As if on cue, Trish Wanamaker’s voice came through the speaker set into the overhead. “The minisat will reach synchronous orbit in fifteen minutes.”

With heartiness he did not truly feel, Jordan said to his companions, “Let’s get back to the command center and see what the surveillance satellite has to show us.”

“But I haven’t even started my tea!” Meek bleated.

*   *   *

With Meek grumbling about his tea, the four of them trooped back to the command center. The ship was over the daylit side of the planet once again.

But one of the screens showed what the surveillance satellite was seeing: the darkness of the night side, broken by that single unblinking point of light.

Trish Wanamaker turned slightly in her console chair as they filed into the command center. “Starting a spectroscopic analysis of the light,” she said, over her shoulder.

“Good,” said Jordan, standing beside Hazzard, who was still slouched nonchalantly in the command chair.

Brandon and Elyse stood close to each other; Meek remained by the hatch, a skinny scarecrow with narrowed, searching eyes. Thornberry was nowhere in sight.

“Here’s the spectrum,” Wanamaker said, tapping at the console’s touchscreen.

One of the smaller display screens on the console showed a graph with a sharply peaked curve rising steeply against the grayish background.

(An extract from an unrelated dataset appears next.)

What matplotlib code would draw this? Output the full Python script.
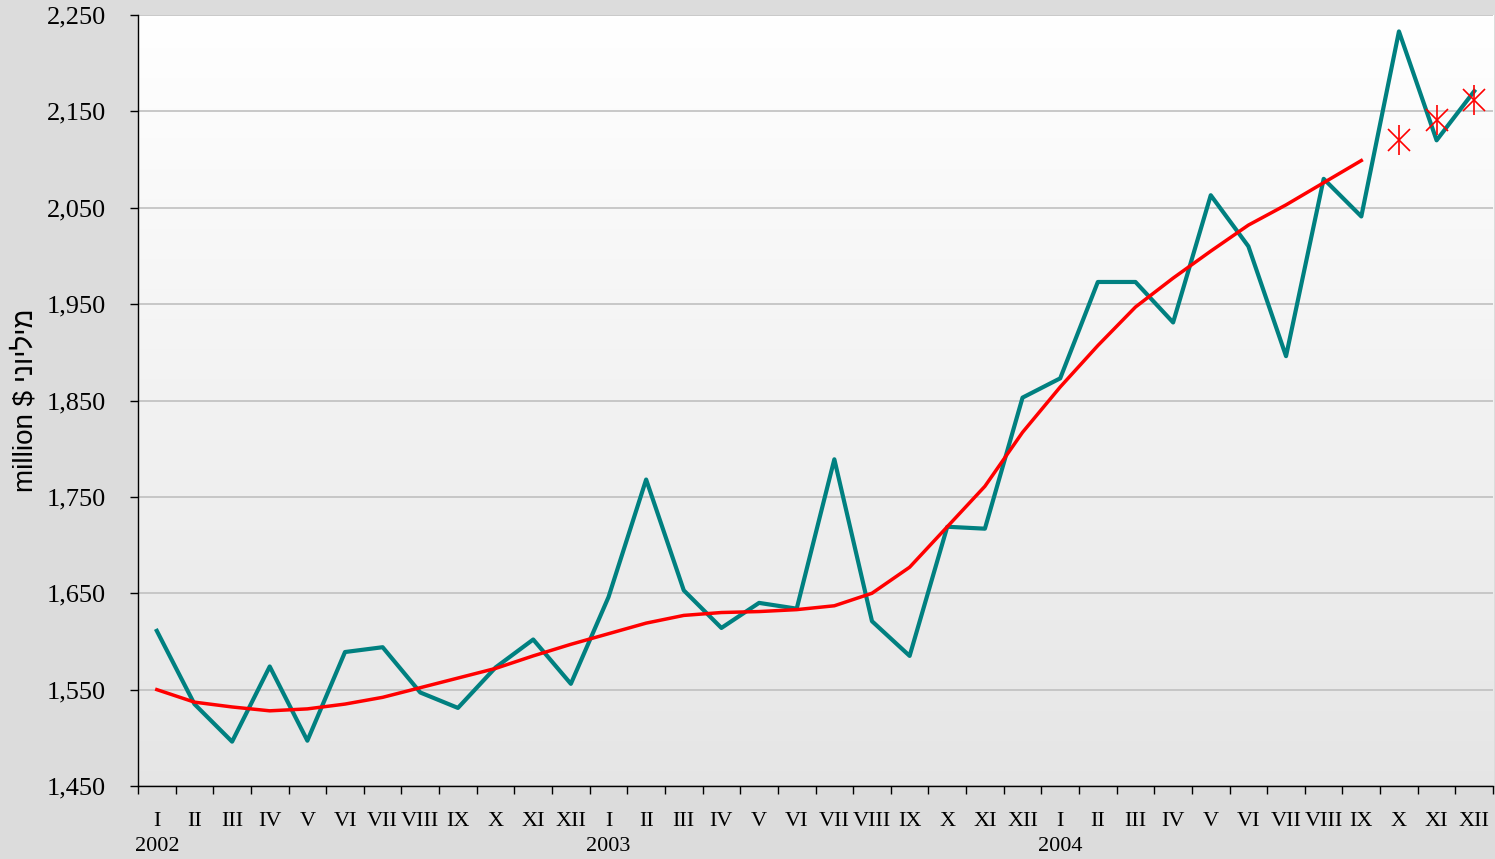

“That can’t be right,” Hazzard muttered.

“Put it on your main screen,” Brandon told Wanamaker.

She whispered into her microphone, and the single, sharp-peaked curve appeared on the console’s central screen, like a steep mountain rising out of a jagged plain.

“That’s the spectrum of the light down on the nightside?” Elyse asked, her voice hushed, awed.

Wanamaker nodded once.

“Jesus Christ,” Brandon said, also amazed. “It’s a laser beam!”